Catching Hamoors with a Gargoor on a Shasha
That is not as bad as "Theres something Fishy about UAE", I'm sure. Now let's move on..
- Before oil was discovered, the people living along the coastal regions of UAE depended on the sea for their livelihood. Maritime trade, boat building, fishing nets and trap fabrication, pearl fishing, fisheries thrived during the period.
- Currently, there are more than 25,000 fishermen using 8000 fishing boats in the UAE.
- It is illegal for to carry out fishing operations without a UAE national on board.
- Fish traps locally known as Gargoor(pl. Gargeer) is a commonly used method though lines and hooks, beach line and gill nets are also used. Gargeer offers better chances of catching fresh fish than other methods.
- A Gargoor is a hemispherical steel mesh fish trap (image via) with an opening which leads the fish towards the bait. Gargeer are specially designed to allow juvenile marine species to escape and can be procured only through a written permission. It also also prevents 'ghost fishing' whereby abandoned gargeer continues to entrap fishes. Besides, abandoned gargeer can adversely affect the marine life if it is not bio-degradable.
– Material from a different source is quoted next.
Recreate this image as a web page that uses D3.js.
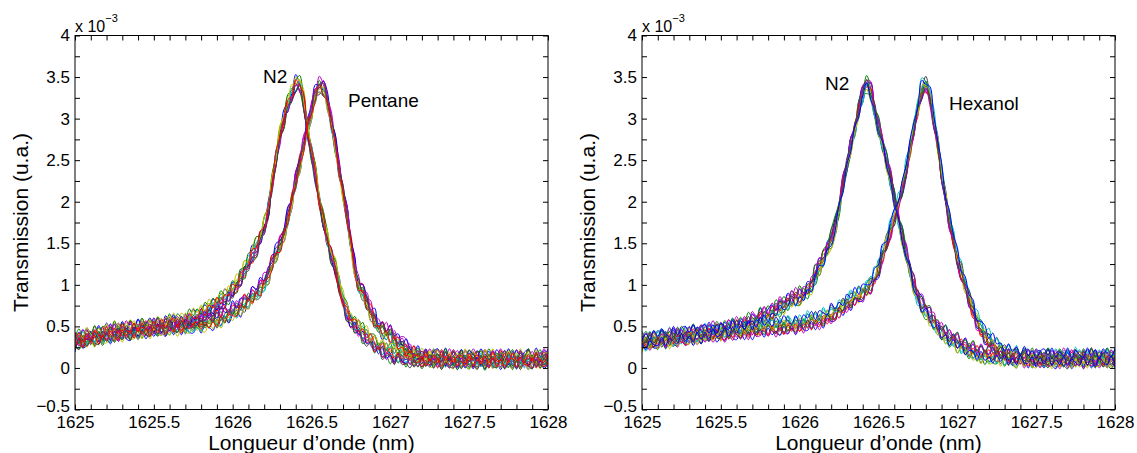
<!DOCTYPE html>
<html><head><meta charset="utf-8">
<script src="https://cdn.jsdelivr.net/npm/d3@7"></script>
<style>
body{margin:0;background:#fff}
svg{display:block}
text{font-family:"Liberation Sans",Arial,Helvetica,sans-serif;fill:#000}
</style>
</head><body>
<svg id="chart" width="1137" height="453"></svg>
<script>
// ---------- DATA (transmission in units of 1e-5, sampled every 0.025 nm from 1625 to 1628 nm) ----------
const sampleCount = 121;
const leftN2 = [
 32,34,35,36,37,38,39,40,41,42,
 43,43,44,45,45,46,47,47,48,48,
 49,50,50,51,52,53,54,55,56,58,
 60,62,64,67,70,73,76,80,84,88,
 93,100,108,118,128,136,145,157,170,190,
 222,252,279,300,316,330,341,340,322,285,
 260,232,203,178,155,137,120,100,82,67,
 57,52,47,42,38,33,29,25,22,19,
 17,15,14,13,12,12,11,11,11,11,
 11,11,10,10,10,10,10,10,10,10,
 10,10,10,10,10,10,10,10,10,10,
 10,10,10,10,10,10,10,10,10,10,
 10];
const leftPentane = [
 31,33,34,35,36,37,38,39,40,41,
 42,42,43,44,44,45,46,46,47,47,
 48,48,49,49,50,50,50,51,51,51,
 51,52,53,54,56,57,59,60,62,64,
 68,70,73,77,82,86,90,95,102,112,
 125,137,148,163,180,200,225,245,268,290,
 310,328,338,336,322,296,270,240,212,183,
 150,122,100,90,80,68,58,50,46,43,
 40,35,30,26,22,18,15,13,12,12,
 11,11,11,11,11,10,10,10,10,10,
 10,10,10,10,10,10,10,10,10,10,
 10,10,10,10,10,10,10,10,10,10,
 10];
const rightN2 = [
 30,31,32,33,33,34,35,35,36,37,
 38,38,39,40,40,41,42,43,44,44,
 45,46,47,48,50,51,52,54,55,57,
 60,62,64,67,70,73,76,79,82,84,
 86,88,92,100,112,122,132,143,155,170,
 195,220,245,268,288,310,330,342,332,310,
 290,270,250,228,205,180,158,138,118,100,
 85,76,70,62,55,49,44,40,36,33,
 30,27,25,22,20,18,17,16,15,14,
 14,13,13,13,12,12,12,12,11,11,
 11,11,11,11,11,11,11,11,11,11,
 11,11,11,11,11,11,11,11,11,11,
 11];
const rightHexanol = [
 31,32,33,34,34,35,36,36,37,37,
 38,38,39,39,40,40,41,41,42,42,
 42,43,43,44,44,45,45,46,46,47,
 47,48,48,49,49,50,50,51,51,52,
 53,54,55,56,57,58,60,62,64,67,
 70,74,78,81,84,87,91,95,100,108,
 120,135,150,166,180,198,215,240,262,290,
 312,335,340,325,300,270,235,205,178,155,
 132,115,100,85,70,57,47,40,34,29,
 25,22,19,17,15,14,13,12,12,11,
 11,11,11,11,11,11,11,11,11,11,
 11,11,11,11,11,11,11,11,11,11,
 11];
// measurement-to-measurement fluctuations (units of 1e-5), one profile per repeated scan
const noiseA = [5,-4,6,-3,2,-6,7,-2,-3,6,-5,4,-1,-6,5,-3,7,-4,2,-5,6,-2,-4,7,-5,3,-1,-6,4,-3,6,-5,2,4,-7,5,-2,-4,6,-3,5,-6,3,-1,-5,7,-4,2,-6,5,-3,4,-6,6,-2,-5,7,-3,4,-6,2,5,-4,6,-7,3,-2,5,-6,4,-1,-5,6,-4,3,-7,5,-2,-3,6,-5,4,-6,2,5,-4,7,-3,-2,6,-6,3,-4,5,-1,-6,4,-5,7,-2,3,-5,6,-4,2,-7,5,-3,-1,6,-4,5,-6,3,-2,7,-5,4,-3,6,-2];
const noiseB = [-3,6,-5,2,4,-6,3,-7,5,-1,-4,6,-3,5,-6,2,3,-5,7,-4,1,-6,5,-3,6,-2,-5,4,-7,3,-2,5,-6,4,-1,-5,7,-3,2,-6,4,-4,6,-5,3,-2,-6,5,-3,7,-5,2,4,-6,3,-4,6,-1,-5,4,-6,7,-2,-3,5,-6,4,-2,6,-5,3,-4,5,-7,2,4,-5,6,-3,1,-6,5,-2,4,-5,7,-4,3,-6,2,5,-3,6,-5,1,-4,6,-6,3,-2,-5,6,-3,4,-7,5,-1,-4,6,-5,2,-6,4,-3,5,-2,-5,6,-4,3,5];
const noiseC = [1,-5,7,-4,3,-2,-6,5,-3,6,-6,2,4,-5,6,-3,-1,-6,5,-4,7,-3,2,-5,6,-6,3,-2,-4,5,-5,6,-3,1,-6,4,-5,7,-2,-3,6,-5,2,-4,5,-6,3,-1,-5,6,-4,7,-3,2,-6,5,-4,3,-2,-5,6,-3,4,-6,1,-4,6,-5,3,-7,5,-2,-4,6,-3,5,-6,2,-1,-5,7,-4,3,-6,5,-2,-3,6,-5,4,-2,-6,5,-3,6,-4,2,-5,3,-6,4,1,-5,6,-4,3,-6,5,-2,-3,6,-5,4,-2,-6,5,-3,6,-5,2,-4];
const noiseD = [-6,4,-2,5,-5,3,-4,6,-1,-5,6,-3,5,-6,2,-4,6,-5,3,1,-5,6,-4,2,-6,7,-3,4,-5,2,3,-6,5,-2,4,-5,2,-6,7,-4,-2,5,-5,6,-3,1,-6,4,-4,6,-3,-5,5,-2,6,-6,3,-4,5,-1,-5,6,-4,3,-5,7,-2,-3,6,-5,4,-1,-6,5,-3,6,-4,2,5,-6,3,-5,6,-2,-4,5,-6,4,-3,7,-5,2,-3,6,-5,4,-2,-6,5,-3,6,-4,2,-5,7,-3,-2,5,-6,4,-3,6,-5,2,3,-6,4,-4,5,-2,-6];
const noiseE = [4,-2,-5,6,-4,5,-6,2,3,-5,7,-4,1,-5,6,-2,-3,5,-6,4,-3,5,-6,3,-2,6,-5,4,-1,-6,5,-2,3,-6,6,-4,2,-5,4,-2,-6,6,-3,4,-6,2,5,-4,6,-5,1,-3,6,-5,4,-6,2,-2,6,-4,-3,5,-6,4,-2,-5,6,-3,5,-6,2,-5,4,-3,6,-5,1,-4,6,-2,-4,6,-5,3,-6,2,4,-5,6,-3,1,-5,6,-4,3,-6,5,-2,-4,6,-5,3,-6,4,-2,-4,6,-5,3,-6,5,-1,-4,6,-5,3,-6,5,-2,-3,4];
const noiseF = [-2,5,-6,3,-4,6,-5,1,4,-6,3,-5,6,-4,2,-6,5,-3,-2,6,-4,3,-6,5,-1,-4,6,-5,3,-6,4,-3,5,-6,2,3,-5,6,-4,1,-5,4,-2,5,-6,3,-5,6,-3,-2,5,-6,4,-3,6,-5,2,-4,6,-5,3,-2,-5,6,-4,3,-6,5,-1,-4,6,-5,3,-6,4,-2,-3,6,-5,4,-1,-5,6,-4,2,-6,5,-3,4,-5,6,-3,-2,5,-6,4,-5,3,-2,6,-6,4,-3,5,-5,2,-4,6,-3,-2,5,-6,3,-4,6,-5,2,4,-6,3,-5];
const noiseG = [6,-3,4,-5,1,-6,5,-4,3,-2,-5,6,-2,4,-6,3,-5,6,-1,-4,5,-6,3,-3,6,-5,2,-6,5,-2,-4,6,-5,2,-3,6,-4,3,-6,5,-2,-4,6,-5,3,-6,4,-2,5,-6,6,-4,2,-5,6,-2,-4,5,-6,3,-2,4,-6,5,-3,6,-5,1,-4,6,-5,3,-2,6,-4,5,-6,3,-5,2,4,-6,5,-2,-3,6,-5,4,-6,2,-3,5,-6,4,-2,5,-6,3,-4,6,-2,-5,6,-3,4,-6,5,-2,3,-6,4,-3,6,-5,2,-4,5,-6,3,-1,5];
const scanOffsets = [5,-6,2,-3,7,-1,-4];
// axis ticks and labels
const xTickValues = d3.range(31).map(i => 1625 + i / 10);
const xTickLabels = ["1625","1625.5","1626","1626.5","1627","1627.5","1628"];
const yTickValues = d3.range(19).map(i => -0.5 + i / 4);
const yTickLabels = ["\u22120.5","0","0.5","1","1.5","2","2.5","3","3.5","4"];
const leftNames = ["N2","Pentane"];
const rightNames = ["N2","Hexanol"];

// ---------- DRAWING ----------
const svg = d3.select("#chart");
svg.append("rect").attr("width",1137).attr("height",453).attr("fill","#fff");
const wavelengths = d3.range(sampleCount).map(i => 1625 + i * 0.025);
const noiseSets = [noiseA,noiseB,noiseC,noiseD,noiseE,noiseF,noiseG];
const leftColors = ["#0000ff","#008000","#00bfbf","#bf00bf","#bfbf00","#404040","#ff0000"];
const rightColors = ["#008000","#ff0000","#00bfbf","#bf00bf","#bfbf00","#404040","#0000ff"];

const panels = [
  {x0:75, x1:548, groups:[leftN2,leftPentane], names:leftNames, colors:leftColors,
   namePos:[[263,83],[348,106.5]], id:"L"},
  {x0:642, x1:1115, groups:[rightN2,rightHexanol], names:rightNames, colors:rightColors,
   namePos:[[825,90],[949,110]], id:"R"}
];
const yTop = 35.5, yBot = 409.5;
const y = d3.scaleLinear().domain([-0.5,4]).range([yBot,yTop]);

panels.forEach((p,pi) => {
  const x = d3.scaleLinear().domain([1625,1628]).range([p.x0,p.x1]);
  const g = svg.append("g");
  g.append("clipPath").attr("id","clip"+p.id).append("rect")
    .attr("x",p.x0).attr("y",yTop).attr("width",p.x1-p.x0).attr("height",yBot-yTop);
  const line = d3.line().x(d => x(d[0])).y(d => y(d[1] / 100)).curve(d3.curveCatmullRom.alpha(0.5));
  const plot = g.append("g").attr("clip-path","url(#clip"+p.id+")");
  for (let pass = 0; pass < 2; pass++) {
    for (let k = 0; k < 7; k++) {
      p.groups.forEach((base,gi) => {
        const noise = noiseSets[(k + gi*3 + pi*2 + pass*4) % 7];
        const shift = gi*37 + pi*19 + pass*53;
        const off = scanOffsets[(k + gi + pi + pass*3) % 7];
        const pts = wavelengths.map((w,i) => [w, base[i] + noise[(i + shift) % sampleCount] + off]);
        plot.append("path").attr("d",line(pts)).attr("fill","none")
          .attr("stroke",p.colors[k]).attr("stroke-width",1).attr("stroke-linejoin","round");
      });
    }
  }
  // axes (ticks inward on all four sides)
  const fmtX = d => { const j = Math.round((d-1625)*10); return j % 5 === 0 ? xTickLabels[j/5] : ""; };
  const fmtY = d => { const j = Math.round((d+0.5)*4); return j % 2 === 0 ? yTickLabels[j/2] : ""; };
  const ax = g.append("g").attr("transform",`translate(0,${yBot})`)
    .call(d3.axisBottom(x).tickValues(xTickValues).tickSize(-5).tickSizeOuter(0).tickPadding(6).tickFormat(fmtX));
  const axT = g.append("g").attr("transform",`translate(0,${yTop})`)
    .call(d3.axisTop(x).tickValues(xTickValues).tickSize(-5).tickSizeOuter(0).tickFormat(""));
  const ay = g.append("g").attr("transform",`translate(${p.x0},0)`)
    .call(d3.axisLeft(y).tickValues(yTickValues).tickSize(-5).tickSizeOuter(0).tickPadding(5).tickFormat(fmtY));
  const ayR = g.append("g").attr("transform",`translate(${p.x1},0)`)
    .call(d3.axisRight(y).tickValues(yTickValues).tickSize(-5).tickSizeOuter(0).tickFormat(""));
  [ax,axT,ay,ayR].forEach(a => {
    a.select(".domain").remove();
    a.selectAll("line").attr("stroke","#000").attr("stroke-width",1);
    a.selectAll("text").attr("font-size",17).attr("font-family","Liberation Sans, Arial, sans-serif").attr("fill","#000");
  });
  // lowest y label sits just above the x labels (as in the original figure)
  ay.selectAll(".tick").filter(d => d === -0.5).select("text").attr("dy","0.1em");
  g.append("rect").attr("x",p.x0).attr("y",yTop).attr("width",p.x1-p.x0).attr("height",yBot-yTop)
    .attr("fill","none").attr("stroke","#000").attr("stroke-width",1);
  // exponent
  const ex = g.append("text").attr("x",p.x0).attr("y",31.5).attr("font-size",16);
  ex.append("tspan").text("x 10");
  ex.append("tspan").attr("font-size",11).attr("dy",-10).text("\u22123");
  // axis titles
  g.append("text").attr("x",(p.x0+p.x1)/2).attr("y",450).attr("text-anchor","middle")
    .attr("font-size",21).text("Longueur d\u2019onde (nm)");
  g.append("text").attr("transform",`translate(${p.x0-47},${(yTop+yBot)/2}) rotate(-90)`)
    .attr("text-anchor","middle").attr("font-size",21).text("Transmission (u.a.)");
  // annotations
  p.names.forEach((n,i) => {
    g.append("text").attr("x",p.namePos[i][0]).attr("y",p.namePos[i][1]).attr("font-size",19).text(n);
  });
});
</script>
</body></html>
- The Epinephelus Coioides or hamoor (ever tried finding hammour?) is considered to be the prime fish species by the local community. The rest of the world calls it 'grouper' (from the Portugese word 'garoupa') while it is 'groper' for the Aussies and the New Zealanders.
- Sultan Ibrahim is the local name of a fish - the Red Mullet.
- The 'Thorn Crown' starfish (image via) is considered to be one of the biggest threats to the coral reef in the UAE and special missions are undertaken by divers to eliminate them.
- Traditionally, the central vein of the palm leaves were used to make gargeers and other parts of the palm tree were used to make the 'shasha' (image via) or the palm reed boat.